Should You Hire A Mastering Engineer or Master Your Track Yourself?
Honestly, there are benefits to both approaches. Mastering is often seen as a dark art in the audio realm which is reserved for those who have been training their ears for years. It's also incredibly important that you master your music in a properly treated environment on a quality speaker system. Unfortunately, it can cost tens of thousands of dollars to build an acoustically treated facility.
For these reasons, it may be best to hire an experienced mastering engineer to finalize your track. It's also a great opportunity to get a second opinion from someone with a fresh set of ears, which can be extremely valuable when you've been listening to the same track for months on end.

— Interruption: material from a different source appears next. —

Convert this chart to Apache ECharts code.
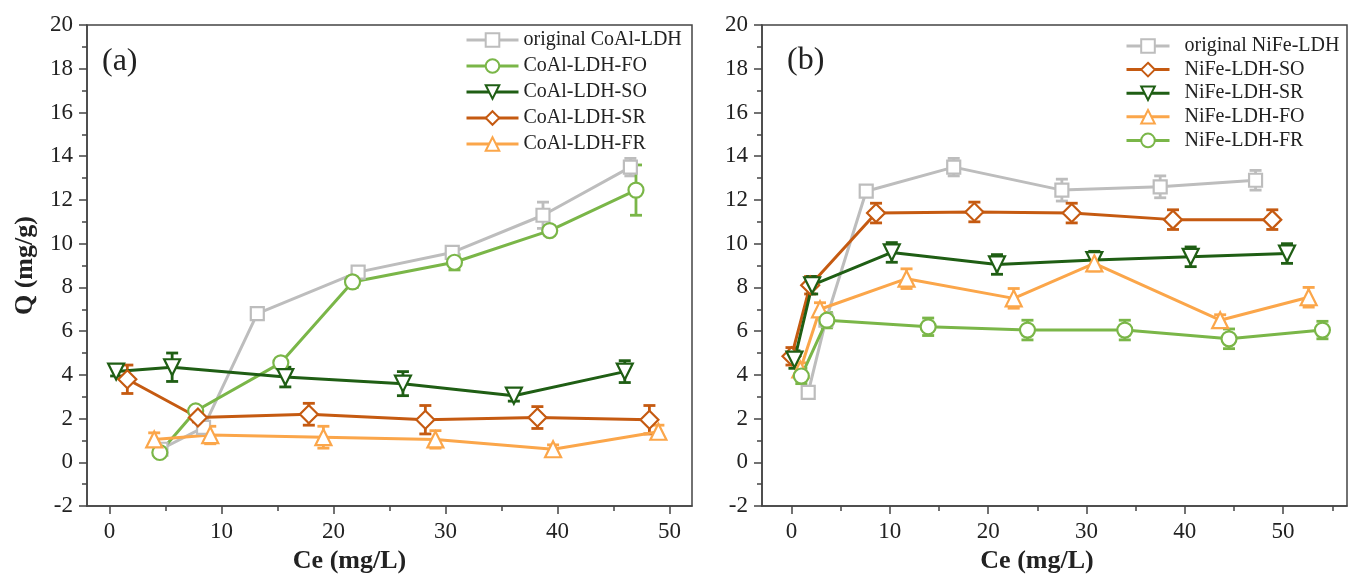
<!DOCTYPE html>
<html><head><meta charset="utf-8">
<script src="https://cdn.jsdelivr.net/npm/echarts@6/dist/echarts.min.js"></script>
<style>html,body{margin:0;padding:0;background:#fff}#c{width:1348px;height:579px}</style>
</head><body><div id="c"></div>
<script>
// ---- data: [Ce, Q, error] ----
const aOriginal = [[4.6,0.6,0.1],[8.4,1.6,0.15],[13.2,6.8,0.15],[22.2,8.7,0.2],[30.6,9.6,0.2],[38.7,11.3,0.6],[46.5,13.5,0.4]];
const aFO = [[4.5,0.45,0.15],[7.7,2.35,0.2],[15.3,4.55,0.2],[21.7,8.25,0.25],[30.8,9.15,0.35],[39.3,10.6,0.2],[47.0,12.45,1.15]];
const aSO = [[0.6,4.15,0.2],[5.6,4.35,0.65],[15.7,3.9,0.45],[26.2,3.6,0.55],[36.1,3.05,0.25],[46.0,4.15,0.5]];
const aSR = [[1.6,3.8,0.65],[7.9,2.05,0.2],[17.8,2.2,0.5],[28.2,1.95,0.65],[38.2,2.05,0.5],[48.2,1.95,0.65]];
const aFR = [[4.0,1.05,0.3],[9.0,1.25,0.4],[19.1,1.15,0.5],[29.1,1.05,0.4],[39.6,0.6,0.2],[49.0,1.4,0.3]];

const bOriginal = [[1.7,3.2,0.15],[3.5,6.5,0.2],[7.6,12.4,0.2],[16.5,13.5,0.4],[27.5,12.45,0.5],[37.5,12.6,0.5],[47.2,12.9,0.45]];
const bSO = [[0,4.85,0.4],[1.9,8.1,0.4],[8.6,11.4,0.45],[18.6,11.45,0.45],[28.5,11.4,0.45],[38.8,11.1,0.45],[48.9,11.1,0.45]];
const bSR = [[0.3,4.7,0.4],[2.1,8.1,0.4],[10.2,9.6,0.45],[20.9,9.05,0.45],[30.8,9.25,0.4],[40.6,9.4,0.45],[50.4,9.55,0.45]];
const bFO = [[0.9,4.25,0.3],[2.9,7.0,0.3],[11.7,8.4,0.45],[22.6,7.5,0.45],[30.8,9.1,0.35],[43.6,6.5,0.25],[52.6,7.55,0.45]];
const bFR = [[1.0,3.95,0.35],[3.6,6.5,0.35],[13.9,6.2,0.4],[24.0,6.05,0.45],[33.9,6.05,0.45],[44.5,5.65,0.45],[54.0,6.05,0.4]];

const xMajorTicks = [0,10,20,30,40,50];
const aMinorX = [5,15,25,35,45];
const bMinorX = [5,15,25,35,45,55];

// ---- styling ----
const C = {gray:'#bdbdbd', lgreen:'#7ab648', dgreen:'#1f5e14', brown:'#c55a11', orange:'#fba64a'};
const SYM = {square:'rect', circle:'circle', down:'path://M0,0L10,0L5,8.66Z', diamond:'diamond', up:'triangle'};
const SERIF = '"Liberation Serif","Times New Roman",serif';
const AX = '#444';

function lineSeries(name, data, color, symbol, size, gi) {
  return {type:'line', name, xAxisIndex: gi*2, yAxisIndex: gi,
    data: data.map(d => [d[0], d[1]]), symbol, symbolSize: size, z: 3,
    lineStyle:{color, width:3}, itemStyle:{color:'#fff', borderColor:color, borderWidth:2.2},
    emphasis:{disabled:true}, animation:false};
}
function errSeries(data, color, gi) {
  return {type:'custom', xAxisIndex: gi*2, yAxisIndex: gi, z: 2, silent: true, animation:false,
    data, encode:{x:0, y:1},
    renderItem(params, api) {
      const x = api.value(0), y = api.value(1), e = api.value(2);
      const t = api.coord([x, y + e]), b = api.coord([x, y - e]);
      const hw = 6, st = {stroke: color, lineWidth: 2.8};
      return {type:'group', children:[
        {type:'line', shape:{x1:t[0], y1:t[1], x2:b[0], y2:b[1]}, style:st},
        {type:'line', shape:{x1:t[0]-hw, y1:t[1], x2:t[0]+hw, y2:t[1]}, style:st},
        {type:'line', shape:{x1:b[0]-hw, y1:b[1], x2:b[0]+hw, y2:b[1]}, style:st}
      ]};
    }};
}
function xAxes(gi, min, max, minor, padRight) {
  return [
    {type:'value', gridIndex: gi, min, max, position:'bottom',
     name:'Ce (mg/L)', nameLocation:'middle', nameGap: 36,
     nameTextStyle:{fontFamily:SERIF, fontSize:26, fontWeight:'bold', color:'#222', padding:[0, padRight, 0, 0]},
     axisLine:{show:true, onZero:false, lineStyle:{color:AX, width:1.5}},
     axisTick:{show:true, inside:false, length:8, customValues: xMajorTicks, lineStyle:{color:AX, width:1.5}},
     axisLabel:{customValues: xMajorTicks, margin:14, fontFamily:SERIF, fontSize:23, color:'#222'},
     splitLine:{show:false}},
    {type:'value', gridIndex: gi, min, max, position:'bottom',
     axisLine:{show:false, onZero:false},
     axisTick:{show:true, inside:false, length:5, customValues: minor, lineStyle:{color:AX, width:1.5}},
     axisLabel:{show:false}, splitLine:{show:false}}
  ];
}
function yAxis(gi, withName) {
  return {type:'value', gridIndex: gi, min:-2, max:20, interval:2,
    name: withName ? 'Q (mg/g)' : '', nameLocation:'middle', nameGap: 49,
    nameTextStyle:{fontFamily:SERIF, fontSize:26, fontWeight:'bold', color:'#222'},
    axisLine:{show:true, onZero:false, lineStyle:{color:AX, width:1.5}},
    axisTick:{show:true, inside:false, length:8, lineStyle:{color:AX, width:1.5}},
    minorTick:{show:true, splitNumber:2, length:5, lineStyle:{color:AX, width:1.5}},
    axisLabel:{margin:14, fontFamily:SERIF, fontSize:23, color:'#222'},
    splitLine:{show:false}, minorSplitLine:{show:false}};
}

const legendText = {fontFamily:SERIF, fontSize:20, color:'#222'};
const option = {
  backgroundColor:'#fff',
  animation:false,
  grid:[
    {left:87, top:25, width:605, height:487, show:true, borderColor:AX, borderWidth:1.5, backgroundColor:'transparent'},
    {left:762, top:25, width:585, height:482, show:true, borderColor:AX, borderWidth:1.5, backgroundColor:'transparent'}
  ],
  xAxis:[...xAxes(0, -2, 52, aMinorX, 80), ...xAxes(1, -3, 56.5, bMinorX, 35)],
  yAxis:[yAxis(0, true), yAxis(1, false)],
  legend:[
    {data:['original CoAl-LDH','CoAl-LDH-FO','CoAl-LDH-SO','CoAl-LDH-SR','CoAl-LDH-FR'],
     orient:'vertical', left:465, top:30, padding:0, itemWidth:52, itemHeight:17, itemGap:6,
     selectedMode:false, textStyle:legendText, lineStyle:{width:3}, itemStyle:{borderWidth:2}},
    {data:['original NiFe-LDH','NiFe-LDH-SO','NiFe-LDH-SR','NiFe-LDH-FO','NiFe-LDH-FR'],
     orient:'vertical', left:1125, top:36, padding:0, itemWidth:43, itemHeight:17, itemGap:3.6,
     selectedMode:false, textStyle:Object.assign({padding:[0,0,0,10]}, legendText), lineStyle:{width:3}, itemStyle:{borderWidth:2}}
  ],
  graphic:[
    {type:'text', left:102, top:46, style:{text:'(a)', font:'32px ' + SERIF, fill:'#222'}},
    {type:'text', left:787, top:45, style:{text:'(b)', font:'32px ' + SERIF, fill:'#222'}}
  ],
  series:[
    errSeries(aOriginal, C.gray, 0), errSeries(aFO, C.lgreen, 0), errSeries(aSO, C.dgreen, 0),
    errSeries(aSR, C.brown, 0), errSeries(aFR, C.orange, 0),
    lineSeries('original CoAl-LDH', aOriginal, C.gray, SYM.square, 13, 0),
    lineSeries('CoAl-LDH-FO', aFO, C.lgreen, SYM.circle, 15, 0),
    lineSeries('CoAl-LDH-SO', aSO, C.dgreen, SYM.down, 16, 0),
    lineSeries('CoAl-LDH-SR', aSR, C.brown, SYM.diamond, 18, 0),
    lineSeries('CoAl-LDH-FR', aFR, C.orange, SYM.up, 16, 0),
    errSeries(bOriginal, C.gray, 1), errSeries(bSO, C.brown, 1), errSeries(bSR, C.dgreen, 1),
    errSeries(bFO, C.orange, 1), errSeries(bFR, C.lgreen, 1),
    lineSeries('original NiFe-LDH', bOriginal, C.gray, SYM.square, 13, 1),
    lineSeries('NiFe-LDH-SO', bSO, C.brown, SYM.diamond, 18, 1),
    lineSeries('NiFe-LDH-SR', bSR, C.dgreen, SYM.down, 16, 1),
    lineSeries('NiFe-LDH-FO', bFO, C.orange, SYM.up, 16, 1),
    lineSeries('NiFe-LDH-FR', bFR, C.lgreen, SYM.circle, 15, 1)
  ]
};
const chart = echarts.init(document.getElementById('c'), null, {renderer:'canvas'});
chart.setOption(option);
</script>
</body></html>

However, hiring a quality mastering engineer can be expensive. Of course, pricing depends on a number of factors and will vary from engineer to engineer, but generally speaking, you can expect to pay anywhere from $50 to $150 per song for an experienced mastering engineer.

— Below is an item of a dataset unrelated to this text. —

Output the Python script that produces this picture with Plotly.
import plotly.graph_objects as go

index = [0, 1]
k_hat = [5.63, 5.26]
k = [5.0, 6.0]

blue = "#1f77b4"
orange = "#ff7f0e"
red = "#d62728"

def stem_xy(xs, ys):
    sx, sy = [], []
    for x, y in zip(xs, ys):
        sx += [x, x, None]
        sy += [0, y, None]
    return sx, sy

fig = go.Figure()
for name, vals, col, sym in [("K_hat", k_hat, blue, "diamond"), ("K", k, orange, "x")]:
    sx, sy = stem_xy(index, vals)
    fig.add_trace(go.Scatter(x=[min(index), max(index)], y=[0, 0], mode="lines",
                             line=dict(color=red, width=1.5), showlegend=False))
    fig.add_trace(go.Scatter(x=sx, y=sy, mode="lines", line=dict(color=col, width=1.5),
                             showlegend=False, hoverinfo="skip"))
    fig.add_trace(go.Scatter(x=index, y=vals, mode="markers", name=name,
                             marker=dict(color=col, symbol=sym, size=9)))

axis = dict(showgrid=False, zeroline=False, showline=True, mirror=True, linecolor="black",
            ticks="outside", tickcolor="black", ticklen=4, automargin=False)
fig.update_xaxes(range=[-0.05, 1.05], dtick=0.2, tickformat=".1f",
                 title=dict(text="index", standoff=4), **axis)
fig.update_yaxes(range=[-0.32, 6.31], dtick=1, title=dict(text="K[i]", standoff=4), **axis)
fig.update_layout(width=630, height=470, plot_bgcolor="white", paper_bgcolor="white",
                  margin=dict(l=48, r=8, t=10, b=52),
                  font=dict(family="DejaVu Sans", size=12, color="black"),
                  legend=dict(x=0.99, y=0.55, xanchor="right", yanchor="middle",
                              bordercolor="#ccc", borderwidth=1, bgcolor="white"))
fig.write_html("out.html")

There are also automated mastering services like Landr and Aria, which use computer algorithms to make your mixes sound more like popular recordings. However, some artists and producers feel that these services lack the personal touch of having another person actually listen to your track.
Thankfully, there are plenty of tools to help you effectively master your own music. Let's take a look!
How to Master a Song
A great master starts with great reference material. REFERENCE makes it easy to quickly compare your mix to your favorite songs to make sure you're in the right ballpark.
Grab a few tunes in a similar genre that you think are well-mixed and drop them into the Wave Transport. Click the Level Match button to make sure you're getting a fair comparison, then toggle back and forth between your track and the references and take note of what you want to change.
The Trinity Display shows you how your frequency balance, stereo width and compression compares to your references, so you can quickly see which areas of your mix need the most attention.
Next, it's time to break out your favorite EQ and start sculpting. MIXROOM and BASSROOM are tailor-made for mastering with unique filters that deliver better clarity and transparency than traditional EQs. MIXROOM even offers a linear phase mode for precise adjustments while mastering. And with a wide range of genre-specific EQ targets, you can quickly dial-in pro results in seconds.
Next, you'll need to tweak the dynamics of your mix. Grab your favorite compressor and use fast attack and release times with mild gain reduction to enhance transients, or slow attack and release times with moderate gain reduction to glue tracks together for a more cohesive sound. Depending on the track, you may need to break out a de-esser or multi-band compressor for additional control.
For the finishing touches, try subtly increasing the stereo width of your track with GROW‚ a dynamic stereo widening plug-in that lets you increase the width of the selected frequencies using a psychoacoustic precedence effect.
IGNITE is another powerful tool that allows you to dial in rich harmonic distortion in a dynamic way based on the input signal. Saturation is a great way to increase the perceived loudness, power and presence of a channel without the pumping effects of a compressor.
The last processor in your signal chain should always be a limiter to help increase loudness to a competitive level and make sure there are no peaks. Slap your favorite limiter on the mix bus and set the ceiling at -.1, then increase the gain to get the desired loudness.
Depending on where you want to release your music, you may use a different target loudness. Use the LUFS tab in LEVELS along with the appropriate target loudness preset to make sure your mix is at the desired level.
Last but not least, it's important to check your mix for any technical problems. Tools like EXPOSE are perfect for identifying issues with the loudness, peaks, stereo/phase information, and dynamic range of your audio. Take one last listen before pressing bounce on your final mix and make sure that there are no issues before releasing your music to the world!